Blogger suggests it’s time to end FASB (and shake up the SEC)

Recent “revelations” concerning the Lehman debacle highlighted a very important point: media and regulators alike have had their heads in the sand for decades. The headline of a recent article plainly makes the point: “Findings on Lehman Take Even Experts by Surprise.” If this is really true, it is quite an indictment on either the lack of intelligence or truthfulness of our regulators. Sadly, either one could be the case. Between lobbying dollars and entrenched interests, our financial regulatory regimes have become so perverted as to have little basis in reality. [A Business Insider blog author] recently penned an Op-Ed in the Financial Times where [he] made the point that all the clamor and criticism around derivatives was ill-founded, that financial transactions completely divorced from derivatives could and have caused even more damage than derivatives themselves.
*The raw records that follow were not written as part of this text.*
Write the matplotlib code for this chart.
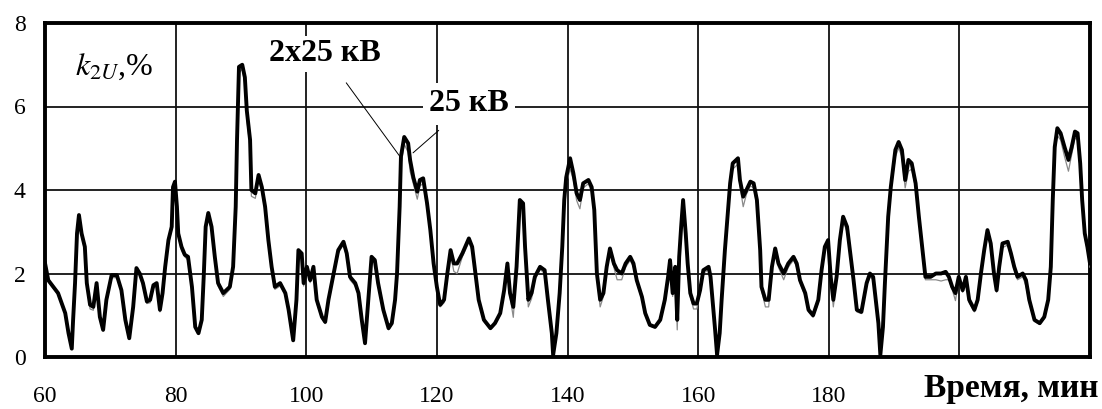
import matplotlib
matplotlib.use("Agg")
import matplotlib.pyplot as plt

plt.rcParams['font.family'] = ['Liberation Serif', 'DejaVu Serif']
plt.rcParams['mathtext.fontset'] = 'stix'

# время, мин
t = [60.0, 60.5, 62.0, 63.1, 63.6, 64.1, 64.3, 64.6, 64.9, 65.2, 65.6, 66.1, 66.4, 66.9, 67.4,
     67.9, 68.4, 68.9, 69.4, 70.2, 71.0, 71.7, 72.3, 72.9, 73.5, 74.0, 74.5, 75.0, 75.6, 76.1,
     76.6, 77.1, 77.6, 78.0, 78.4, 78.9, 79.4, 79.6, 79.9, 80.2, 80.4, 80.9, 81.4, 81.9, 82.5,
     83.0, 83.5, 84.0, 84.3, 84.6, 85.0, 85.5, 86.0, 86.5, 87.3, 88.3, 88.8, 89.2, 89.4, 89.7,
     90.2, 90.6, 90.9, 91.4, 91.6, 92.2, 92.7, 93.2, 93.7, 94.2, 94.7, 95.2, 96.0, 96.8, 97.3,
     98.0, 98.5, 98.8, 99.3, 99.6, 100.1, 100.6, 101.1, 101.6, 102.4, 102.9, 103.4, 104.2, 104.9, 105.7,
     106.2, 106.7, 107.5, 108.0, 108.5, 109.0, 109.5, 110.0, 110.5, 111.0, 111.8, 112.6, 113.1, 113.6, 113.9,
     114.3, 114.5, 115.0, 115.6, 115.9, 116.4, 117.0, 117.4, 117.9, 118.5, 119.0, 119.5, 120.0, 120.5, 121.1,
     121.6, 122.1, 122.6, 123.1, 123.9, 124.9, 125.4, 125.9, 126.4, 127.2, 128.2, 128.9, 129.7, 130.3, 130.8,
     131.2, 131.7, 132.2, 132.7, 133.2, 133.5, 134.0, 134.5, 135.0, 135.8, 136.5, 137.0, 137.6, 137.8, 138.3,
     138.8, 139.2, 139.5, 139.8, 140.4, 140.9, 141.4, 141.9, 142.4, 143.2, 143.7, 144.1, 144.5, 145.0, 145.5,
     146.0, 146.5, 147.1, 147.6, 148.3, 148.9, 149.6, 150.1, 150.6, 151.4, 151.9, 152.6, 153.4, 154.2, 154.9,
     155.4, 155.7, 156.1, 156.5, 156.8, 157.1, 157.4, 157.7, 158.1, 158.4, 158.8, 159.3, 159.8, 160.3, 160.8,
     161.6, 161.9, 162.2, 162.6, 162.9, 163.3, 163.6, 164.1, 164.5, 164.9, 165.3, 166.1, 166.4, 166.9, 167.4,
     168.0, 168.5, 169.0, 169.5, 169.7, 170.3, 170.8, 171.3, 171.8, 172.3, 173.1, 173.8, 174.6, 175.1, 175.6,
     176.4, 176.9, 177.6, 178.4, 178.9, 179.4, 179.9, 180.3, 180.7, 181.2, 181.7, 182.2, 182.8, 183.3, 183.8,
     184.3, 185.0, 185.8, 186.3, 186.8, 187.2, 187.6, 187.9, 188.3, 188.6, 189.1, 189.5, 190.2, 190.7, 191.2,
     191.7, 192.2, 192.7, 193.3, 193.8, 194.3, 194.8, 195.6, 196.4, 197.2, 197.9, 198.4, 198.9, 199.4, 199.9,
     200.5, 201.0, 201.5, 202.3, 202.8, 203.3, 203.8, 204.3, 204.8, 205.3, 205.7, 206.1, 206.6, 207.4, 207.9,
     208.4, 208.9, 209.7, 210.2, 210.7, 211.5, 212.3, 213.0, 213.6, 214.0, 214.3, 214.6, 215.0, 215.5, 216.1,
     216.7, 217.2, 217.7, 218.1, 218.5, 218.8, 219.2, 219.6, 220.0]

# k2U, %  - система 2x25 кВ
k_2x25 = [2.25, 1.84, 1.53, 1.05, 0.57, 0.2, 0.88, 1.77, 2.96, 3.4, 2.96, 2.64, 1.77, 1.25, 1.2,
          1.77, 0.96, 0.65, 1.37, 1.96, 1.96, 1.6, 0.89, 0.45, 1.2, 2.13, 2.0, 1.77, 1.33, 1.37,
          1.72, 1.77, 1.13, 1.53, 2.16, 2.8, 3.12, 4.07, 4.2, 3.6, 2.96, 2.64, 2.45, 2.4, 1.68,
          0.72, 0.57, 0.89, 1.92, 3.12, 3.45, 3.12, 2.4, 1.77, 1.53, 1.68, 2.16, 3.6, 5.2, 6.95,
          7.0, 6.7, 5.9, 5.2, 4.0, 3.92, 4.36, 4.07, 3.6, 2.8, 2.16, 1.68, 1.77, 1.53, 1.13,
          0.4, 1.37, 2.56, 2.48, 1.77, 2.16, 1.84, 2.16, 1.37, 0.96, 0.84, 1.37, 2.0, 2.56, 2.76,
          2.48, 1.92, 1.77, 1.53, 0.89, 0.33, 1.37, 2.4, 2.32, 1.77, 1.13, 0.69, 0.81, 1.37, 2.0,
          3.6, 4.8, 5.27, 5.12, 4.72, 4.3, 3.96, 4.24, 4.28, 3.68, 3.04, 2.24, 1.68, 1.25, 1.37,
          2.0, 2.56, 2.24, 2.24, 2.48, 2.84, 2.64, 2.0, 1.37, 0.89, 0.69, 0.81, 1.05, 1.6, 2.24,
          1.53, 1.2, 2.16, 3.76, 3.68, 2.64, 1.37, 1.53, 1.92, 2.16, 2.08, 1.37, 0.57, 0.05, 0.57,
          1.53, 2.64, 3.76, 4.3, 4.76, 4.4, 3.92, 3.76, 4.16, 4.24, 4.07, 3.52, 2.0, 1.37, 1.53,
          2.16, 2.6, 2.24, 2.08, 2.0, 2.24, 2.4, 2.24, 1.84, 1.44, 1.05, 0.77, 0.72, 0.89, 1.37,
          1.92, 2.32, 1.53, 2.16, 0.89, 2.4, 3.12, 3.76, 2.96, 2.24, 1.53, 1.28, 1.28, 1.6, 2.08,
          2.16, 1.92, 1.37, 0.65, 0.05, 0.57, 1.37, 2.56, 3.36, 4.16, 4.64, 4.76, 4.24, 3.84, 4.0,
          4.2, 4.16, 3.76, 2.56, 1.68, 1.37, 1.37, 2.16, 2.6, 2.24, 2.0, 2.24, 2.4, 2.24, 1.84,
          1.53, 1.13, 1.0, 1.37, 2.08, 2.64, 2.8, 1.92, 1.37, 1.92, 2.8, 3.36, 3.12, 2.48, 1.84,
          1.13, 1.08, 1.77, 2.0, 1.92, 1.37, 0.81, 0.05, 0.72, 1.77, 3.36, 4.07, 4.96, 5.15, 4.96,
          4.24, 4.72, 4.64, 4.16, 3.36, 2.64, 1.92, 1.92, 2.0, 2.0, 2.04, 1.92, 1.68, 1.53, 1.92,
          1.6, 1.92, 1.37, 1.13, 1.37, 2.0, 2.56, 3.04, 2.72, 2.0, 1.6, 2.16, 2.72, 2.76, 2.48,
          2.16, 1.92, 2.0, 1.84, 1.37, 0.89, 0.81, 0.96, 1.37, 2.16, 3.76, 5.03, 5.48, 5.36, 5.03,
          4.72, 5.03, 5.4, 5.36, 4.64, 3.76, 2.96, 2.64, 2.24]

# k2U, %  - система 25 кВ
k_25 = [2.2, 1.8, 1.5, 1.0, 0.55, 0.2, 0.85, 1.7, 2.9, 3.3, 2.9, 2.55, 1.7, 1.15, 1.12,
        1.7, 0.92, 0.62, 1.3, 1.9, 1.9, 1.55, 0.85, 0.42, 1.15, 2.05, 1.95, 1.7, 1.28, 1.3,
        1.65, 1.7, 1.08, 1.48, 2.1, 2.7, 3.05, 3.95, 4.1, 3.5, 2.9, 2.55, 2.4, 2.32, 1.6,
        0.7, 0.55, 0.85, 1.85, 3.05, 3.35, 3.05, 2.32, 1.7, 1.45, 1.62, 2.1, 3.5, 5.05, 6.8,
        6.9, 6.55, 5.7, 5.0, 3.85, 3.8, 4.25, 3.95, 3.5, 2.7, 2.1, 1.62, 1.7, 1.48, 1.08,
        0.38, 1.3, 2.48, 2.4, 1.7, 2.1, 1.78, 2.1, 1.3, 0.92, 0.8, 1.3, 1.95, 2.48, 2.7,
        2.4, 1.85, 1.7, 1.48, 0.85, 0.32, 1.3, 2.32, 2.25, 1.7, 1.08, 0.65, 0.78, 1.3, 1.95,
        3.5, 4.6, 5.1, 4.9, 4.45, 4.15, 3.78, 4.1, 4.15, 3.55, 2.95, 2.15, 1.6, 1.2, 1.3,
        1.95, 2.45, 2.05, 2.0, 2.4, 2.75, 2.55, 1.92, 1.3, 0.85, 0.66, 0.78, 1.0, 1.55, 2.15,
        1.45, 0.95, 2.05, 3.65, 3.55, 2.55, 1.2, 1.4, 1.85, 2.1, 2.0, 1.25, 0.55, 0.05, 0.55,
        1.48, 2.55, 3.65, 4.15, 4.5, 4.25, 3.75, 3.55, 4.05, 4.15, 3.95, 3.4, 1.92, 1.2, 1.45,
        2.1, 2.5, 2.15, 1.85, 1.85, 2.15, 2.32, 2.15, 1.78, 1.38, 1.0, 0.74, 0.7, 0.85, 1.3,
        1.85, 2.25, 1.45, 2.05, 0.65, 2.3, 3.0, 3.6, 2.85, 2.15, 1.45, 1.15, 1.15, 1.55, 2.0,
        2.1, 1.85, 1.3, 0.62, 0.05, 0.55, 1.3, 2.48, 3.25, 4.05, 4.5, 4.62, 4.1, 3.6, 3.9,
        4.1, 4.05, 3.65, 2.48, 1.6, 1.2, 1.2, 2.1, 2.5, 2.15, 1.85, 2.15, 2.32, 2.15, 1.78,
        1.45, 1.08, 0.95, 1.3, 2.0, 2.55, 2.7, 1.85, 1.2, 1.85, 2.7, 3.25, 3.0, 2.4, 1.78,
        1.08, 1.04, 1.7, 1.92, 1.85, 1.3, 0.78, 0.05, 0.7, 1.7, 3.25, 3.95, 4.8, 5.0, 4.8,
        4.05, 4.45, 4.5, 4.05, 3.25, 2.55, 1.85, 1.85, 1.85, 1.82, 1.85, 1.85, 1.62, 1.35, 1.85,
        1.55, 1.85, 1.3, 1.08, 1.3, 1.92, 2.48, 2.95, 2.62, 1.92, 1.55, 2.1, 2.62, 2.68, 2.4,
        2.1, 1.85, 1.92, 1.7, 1.3, 0.85, 0.78, 0.92, 1.3, 2.1, 3.65, 4.9, 5.3, 5.2, 4.8,
        4.45, 4.85, 5.25, 5.2, 4.5, 3.65, 2.85, 2.55, 2.15]

xticks = [60, 80, 100, 120, 140, 160, 180, 200, 220]
xlabels = ['60', '80', '100', '120', '140', '160', '180', '', '']
yticks = [0, 2, 4, 6, 8]

fig = plt.figure(figsize=(11.02, 4.09), dpi=100)
ax = fig.add_axes([45 / 1102, 1 - 357 / 409, 1045 / 1102, 334 / 409])

ax.plot(t, k_25, color='#8a8a8a', lw=0.9, zorder=3)
ax.plot(t, k_2x25, color='black', lw=2.8, zorder=4)

ax.set_xlim(60, 220)
ax.set_ylim(0, 8)
ax.set_xticks(xticks)
ax.set_xticklabels(xlabels)
ax.set_yticks(yticks)
ax.tick_params(length=0, labelsize=17)
ax.tick_params(axis='x', pad=21)
ax.tick_params(axis='y', pad=14)
ax.grid(True, color='#111111', lw=1.3)
ax.set_axisbelow(True)
for s in ax.spines.values():
    s.set_linewidth(2.8)

ax.text(64.6, 6.95, r'$k_{2U}$,%', fontsize=23, ha='left', va='center')

ax.annotate('2x25 кВ', xy=(114.4, 4.79), xytext=(102.9, 7.26),
            fontsize=23, fontweight='bold', ha='center', va='center',
            bbox=dict(boxstyle='square,pad=0.1', fc='white', ec='none'),
            arrowprops=dict(arrowstyle='-', lw=0.7, color='black', shrinkA=10, shrinkB=0),
            zorder=5)
ax.annotate('25 кВ', xy=(116.35, 4.89), xytext=(124.9, 6.06),
            fontsize=23, fontweight='bold', ha='center', va='center',
            bbox=dict(boxstyle='square,pad=0.2', fc='white', ec='none'),
            arrowprops=dict(arrowstyle='-', lw=0.7, color='black', shrinkA=6, shrinkB=0),
            zorder=5)

fig.text(1098 / 1102, 1 - 388 / 409, 'Время, мин', fontsize=24, fontweight='bold',
         ha='right', va='center')

fig.savefig('out.png', dpi=100)
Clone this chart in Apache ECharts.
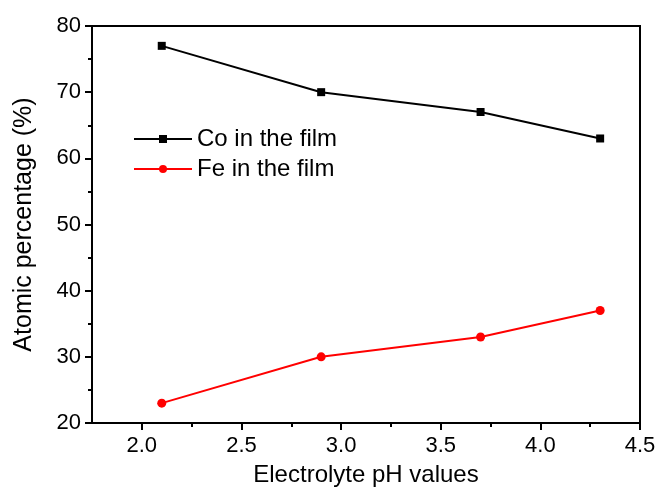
<!DOCTYPE html>
<html>
<head>
<meta charset="utf-8">
<script src="https://cdn.jsdelivr.net/npm/echarts@6/dist/echarts.min.js"></script>
<style>
  html, body { margin: 0; padding: 0; background: #fff; }
  #chart { width: 659px; height: 489px; }
</style>
</head>
<body>
<div id="chart"></div>
<script>
// data
const phValues = [2.1, 2.9, 3.7, 4.3];
const coValues = [77, 70, 67, 63];
const feValues = [23, 30, 33, 37];
const xMajorTicks = [2.0, 2.5, 3.0, 3.5, 4.0, 4.5];
const xMinorTicks = [2.25, 2.75, 3.25, 3.75, 4.25];

const font = "Liberation Sans, Arial, sans-serif";

function pairs(xs, ys) {
  return xs.map((x, i) => [x, ys[i]]);
}

const chart = echarts.init(document.getElementById("chart"));
chart.setOption({
  animation: false,
  grid: {
    left: 92, top: 26, right: 19, bottom: 66,
    outerBoundsMode: "none",
    show: true, borderColor: "#000", borderWidth: 2, backgroundColor: "transparent"
  },
  legend: {
    left: 128, top: 122, orient: "vertical", itemGap: 6,
    itemWidth: 58, itemHeight: 10,
    textStyle: { fontFamily: font, fontSize: 24, color: "#000" },
    data: ["Co in the film", "Fe in the film"]
  },
  xAxis: [{
    type: "value", min: 1.75, max: 4.5,
    name: "Electrolyte pH values", nameLocation: "middle", nameGap: 40,
    nameTextStyle: { fontFamily: font, fontSize: 24, color: "#000" },
    axisLine: { lineStyle: { color: "#000", width: 2 } },
    axisTick: { inside: false, length: 7, customValues: xMajorTicks, lineStyle: { color: "#000", width: 2 } },
    axisLabel: {
      customValues: xMajorTicks, margin: 12,
      fontFamily: font, fontSize: 22, color: "#000",
      formatter: v => v.toFixed(1)
    },
    splitLine: { show: false }
  }, {
    type: "value", min: 1.75, max: 4.5, position: "bottom",
    axisLine: { show: false },
    axisTick: { inside: false, length: 4, customValues: xMinorTicks, lineStyle: { color: "#000", width: 2 } },
    axisLabel: { show: false },
    splitLine: { show: false }
  }],
  yAxis: {
    type: "value", min: 20, max: 80, interval: 10,
    name: "Atomic percentage (%)", nameLocation: "middle", nameGap: 55,
    nameTextStyle: { fontFamily: font, fontSize: 25, color: "#000" },
    axisLine: { show: true, lineStyle: { color: "#000", width: 2 } },
    axisTick: { show: true, inside: false, length: 7, lineStyle: { color: "#000", width: 2 } },
    minorTick: { show: true, splitNumber: 2, length: 4, lineStyle: { color: "#000", width: 2 } },
    axisLabel: { margin: 11, fontFamily: font, fontSize: 22, color: "#000" },
    splitLine: { show: false }
  },
  series: [{
    name: "Co in the film", type: "line",
    data: pairs(phValues, coValues),
    symbol: "rect", symbolSize: 8,
    lineStyle: { color: "#000", width: 2 },
    itemStyle: { color: "#000" }
  }, {
    name: "Fe in the film", type: "line",
    data: pairs(phValues, feValues),
    symbol: "circle", symbolSize: 9,
    lineStyle: { color: "#ff0000", width: 2 },
    itemStyle: { color: "#ff0000" }
  }]
});
</script>
</body>
</html>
The Lehman example is a case in point. This is not a story about derivatives, no more than Enron was a story about derivatives. But the key take-away should be that if our rules and regulations are so porous as to allow transactions like Lehman’s to gain approval from their “blue chip” legal counsel and expensive “Big Four” accountants, then there is a serious problem with the state of our regulatory framework. The SEC is a highly politicized organization and the Financial Accounting Standards Board (FASB) is a kind of self-regulatory organization that is ultimately a stooge of industry. Do we need any more examples of the private sector’s inability “to fulfill the responsibility of public interest?” [The blogger] thinks not. The FASB has accumulated exceptional power and influence over the years, yet has merely served as an appendage of those whom it was supposed to be regulating.